Maryland Health Care Commissioner Robert E. Moffit has recommended approval of the proposed Prince George’s County Regional Medical Center, clearing one of the last major hurdles in what has been a long and sometimes frustrating regulatory process for the project’s supporters.
Moffit issued his decision Friday in a letter stating that the project planners, Dimensions Health Care System and the University of Maryland Medical System (UMMS), had complied with all state criteria.
The project awaits a final decision from the 15-member commission later this month, but Moffit’s endorsement is a tacit guarantee that county, state and hospital officials could soon be breaking ground on the Largo lot set aside for the hospital three years ago.
In his approval letter, Moffit said the hospital — designed to replace the aging facility in Cheverly — is crucial to providing the “strong and revitalized health care system” Prince George’s County residents “need and deserve.”
In a statement, UMMS officials said they were pleased and “eager and committed to helping usher in a new era of health care delivery for the residents of Prince George’s County and the region.”

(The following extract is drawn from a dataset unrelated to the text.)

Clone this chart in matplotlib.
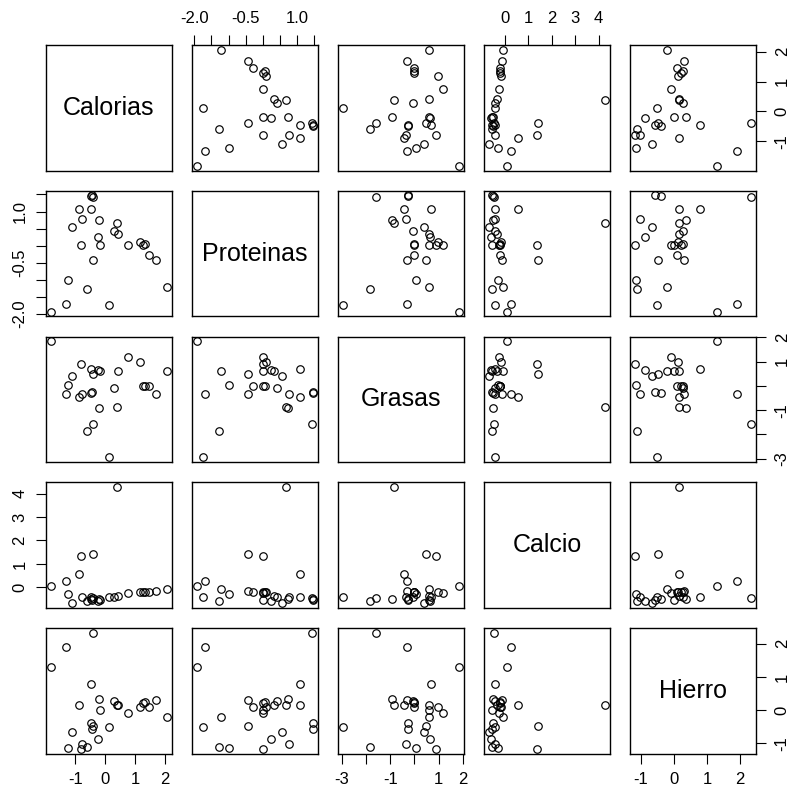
import numpy as np
import matplotlib
matplotlib.use('Agg')
from matplotlib import pyplot as plt

plt.rcParams['font.family'] = ['Liberation Sans', 'DejaVu Sans']

variables = ['Calorias', 'Proteinas', 'Grasas', 'Calcio', 'Hierro']

# standardized values (27 items)
calorias = [-1.82, -1.32, -1.23, -1.10, -0.88, -0.78, -0.80, -0.60, -0.39, -0.44,
            -0.48, -0.46, -0.40, -0.23, -0.20, -0.18, 0.12, 0.30, 0.40, 0.43,
            0.76, 1.18, 1.28, 1.34, 1.46, 1.69, 2.07]
proteinas = [-1.93, -1.70, -0.99, 0.56, 1.08, 0.77, 0.02, -1.27, 1.43, 1.47,
             1.46, 1.08, -0.43, 0.24, 0.75, 0.02, -1.75, 0.42, 0.67, 0.33,
             0.02, 0.11, 0.02, 0.06, -0.28, -0.42, -1.22]
grasas = [1.84, -0.32, 0.05, 0.39, -0.44, -0.33, 0.91, -1.85, -1.59, -0.27,
          -0.28, 0.70, 0.49, 0.65, -0.93, 0.60, -2.95, -0.07, -0.86, 0.60,
          1.18, 0.98, -0.01, -0.01, -0.01, -0.32, 0.60]
calcio = [0.07, 0.25, -0.28, -0.68, 0.56, -0.42, 1.35, -0.57, -0.47, -0.53,
          -0.51, -0.43, 1.42, -0.58, -0.50, -0.54, -0.43, -0.42, 4.28, -0.35,
          -0.26, -0.18, -0.21, -0.22, -0.21, -0.14, -0.09]
hierro = [1.30, 1.91, -1.14, -0.67, 0.16, -1.02, -1.17, -1.12, 2.33, -0.58,
          -0.39, 0.80, -0.47, -0.88, 0.35, 0.01, -0.50, 0.27, 0.15, 0.16,
          -0.08, 0.11, 0.22, 0.26, 0.09, 0.30, -0.20]

data = [calorias, proteinas, grasas, calcio, hierro]

tick_vals = [
    [-1, 0, 1, 2],
    [-2.0, -1.5, -1.0, -0.5, 0.0, 0.5, 1.0, 1.5],
    [-3, -2, -1, 0, 1, 2],
    [0, 1, 2, 3, 4],
    [-1, 0, 1, 2],
]
tick_labels = [
    ['-1', '0', '1', '2'],
    ['-2.0', '', '', '-0.5', '', '', '1.0', ''],
    ['-3', '', '-1', '', '1', '2'],
    ['0', '1', '2', '3', '4'],
    ['-1', '0', '1', '2'],
]

W, H = 800, 802
left, top = 46, 45
step_x, step_y = 146.1, 145.8
size = 125.5

fig = plt.figure(figsize=(W / 100, H / 100), dpi=100)

lims = []
for v in data:
    lo, hi = min(v), max(v)
    pad = 0.04 * (hi - lo)
    lims.append((lo - pad, hi + pad))

n = len(variables)
for i in range(n):
    for j in range(n):
        x = left + j * step_x
        y = top + i * step_y
        ax = fig.add_axes([x / W, 1 - (y + size) / H, size / W, size / H])
        ax.set_xlim(lims[j])
        ax.set_ylim(lims[i])
        for s in ax.spines.values():
            s.set_linewidth(1.0)
        if i == j:
            ax.text(0.5, 0.5, variables[i], transform=ax.transAxes,
                    ha='center', va='center', fontsize=18)
        else:
            ax.plot(data[j], data[i], 'o', mfc='none', mec='black',
                    ms=5.4, mew=0.85)

        ax.set_xticks(tick_vals[j])
        ax.set_xticklabels(tick_labels[j])
        ax.set_yticks(tick_vals[i])
        ax.set_yticklabels(tick_labels[i], rotation=90, va='center')

        show_top = (i == 0 and j % 2 == 1)
        show_bottom = (i == n - 1 and j % 2 == 0)
        show_left = (j == 0 and i % 2 == 1)
        show_right = (j == n - 1 and i % 2 == 0)
        ax.tick_params(axis='x', direction='out', length=7.5, width=0.8,
                       labelsize=12, pad=6,
                       top=show_top, labeltop=show_top,
                       bottom=show_bottom, labelbottom=show_bottom)
        ax.tick_params(axis='y', direction='out', length=7.5, width=0.8,
                       labelsize=12, pad=6,
                       left=show_left, labelleft=show_left,
                       right=show_right, labelright=show_right)

plt.savefig('out.png', dpi=100)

Moffit’s recommendation comes months after he asked Dimensions and UMMS to reduce the size, cost and scope of the hospital. The modifications shaved nearly $100 million off the price of the project, which now stands at $543 million, and met the commissioner’s demands for a leaner, more efficient design.
The full commission will meet Oct. 20 to hear oral arguments and consider Moffit’s recommendation. County officials said that the panel typically adopts the position their staff recommends but that they are not taking anything for granted, said Thomas Himler, top economic development aide to County Executive Rushern L. Baker III (D).
Any organization interested in contesting Moffit’s approval has until Friday to file an exception with the commission. Both Doctor’s Community Hospital and Anne Arundel Medical Center have raised concerns in the past about the project, but neither has filed any written comments for more than a year.
In Maryland, health-care organizations must undergo a rigorous and long regulatory review to receive a “Certification of Need” — or permission to build a hospital. Reviewers evaluate each project’s costs, financial feasibility and capacity — among other things — to ensure that any new hospital meets market demands.
Dimensions, a nonprofit organization that operates county hospitals, embarked on the project about three years ago with a plan to build a state-of-the-art teaching hospital in central Prince George’s County. It worked out a deal with UMMS to take over operation of the new hospital and have it become part of the company’s statewide system.
Project supporters hoped that a new hospital managed by a wellregarded organization would instill confidence and anchor a new system of primary-care doctors and ambulatory-care facilities that would attract patients; most Prince George’s residents seek health care outside the county.
The plan required a commitment of more than $200 million from the state and county toward the project’s construction and $55 million to keep Dimensions afloat while the proposed hospital was under review.
The long-troubled organization has relied on public subsidies to keep its trauma center and two affiliate hospitals open for years while largely serving the region’s poor and uninsured.
The regional medical center is the set piece in a strategic plan long touted by Baker and other county Democrats to strengthen the county’s economy and increase access to health for residents of Southern Maryland.